TASK STATEMENT: Please, without the pictures, retype exactly the lines from the start of the material through the line that holds "import numpy as np".

DATASET ENTRIES:
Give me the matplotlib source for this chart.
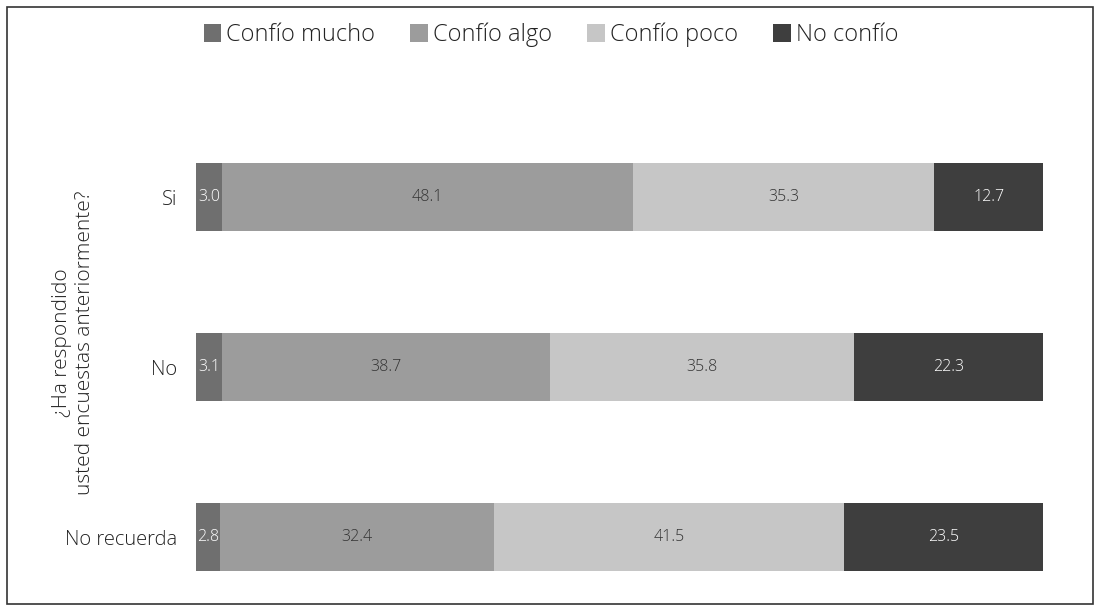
import matplotlib
matplotlib.use("Agg")
import matplotlib.pyplot as plt
from matplotlib.patches import Rectangle
import numpy as np

categories = ["Si", "No", "No recuerda"]
series = ["Confío mucho", "Confío algo", "Confío poco", "No confío"]
confio_mucho = [3.0, 3.1, 2.8]
confio_algo = [48.1, 38.7, 32.4]
confio_poco = [35.3, 35.8, 41.5]
no_confio = [12.7, 22.3, 23.5]
colors = ["#6f6f6f", "#9c9c9c", "#c6c6c6", "#3e3e3e"]
label_colors = ["white", "#333333", "#333333", "white"]
ylabel = "¿Ha respondido\nusted encuestas anteriormente?"

plt.rcParams['font.family'] = ['Open Sans', 'DejaVu Sans']
plt.rcParams['font.weight'] = 'light'

W, H = 1100, 611
fig = plt.figure(figsize=(W/100, H/100), dpi=100)
ax = fig.add_axes([196/W, 1-600/H, (1043-196)/W, (600-112)/H])

data = np.array([confio_mucho, confio_algo, confio_poco, no_confio])
totals = data.sum(axis=0)
pct = data / totals * 100
y = np.arange(len(categories))
left = np.zeros(len(categories))
handles = []
for i, name in enumerate(series):
    bars = ax.barh(y, pct[i], left=left, height=0.4, color=colors[i], label=name)
    handles.append(bars)
    for j in range(len(categories)):
        ax.text(left[j] + pct[i][j]/2, y[j], f"{data[i][j]:.1f}", ha="center", va="center",
                fontsize=11.5, color=label_colors[i], fontweight='light')
    left += pct[i]

ax.set_xlim(0, 100)
ax.set_ylim(2.37, -0.5)
ax.set_yticks(y)
ax.set_yticklabels(categories, fontsize=14.5, color="#222222")
ax.tick_params(axis='y', length=0, pad=13.7)
ax.set_xticks([])
for s in ax.spines.values():
    s.set_visible(False)

fig.text(74/W, 1-343/H, ylabel, rotation=90, ha="center", va="center", fontsize=15,
         color="#222222", linespacing=1.2, multialignment="center")

fig.legend(handles=handles, labels=series, loc="center", bbox_to_anchor=(551/W, 1-35/H),
           ncol=4, frameon=False, fontsize=17, handlelength=0.75, handleheight=0.85,
           handletextpad=0.2, columnspacing=1.5, labelcolor="#222222")

fig.patches.append(Rectangle((7/W, 1-604/H), (1093-7)/W, (604-7)/H, transform=fig.transFigure,
                             fill=False, edgecolor="#333333", linewidth=1.2))

fig.savefig("out.png", dpi=100)
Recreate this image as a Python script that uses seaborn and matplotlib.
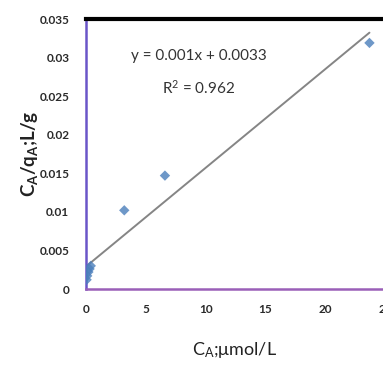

ANSWER TO THIS PROBLEM:
Give me the matplotlib source for this chart.
import matplotlib
matplotlib.use("Agg")
import matplotlib.pyplot as plt
from matplotlib.patches import Rectangle
import numpy as np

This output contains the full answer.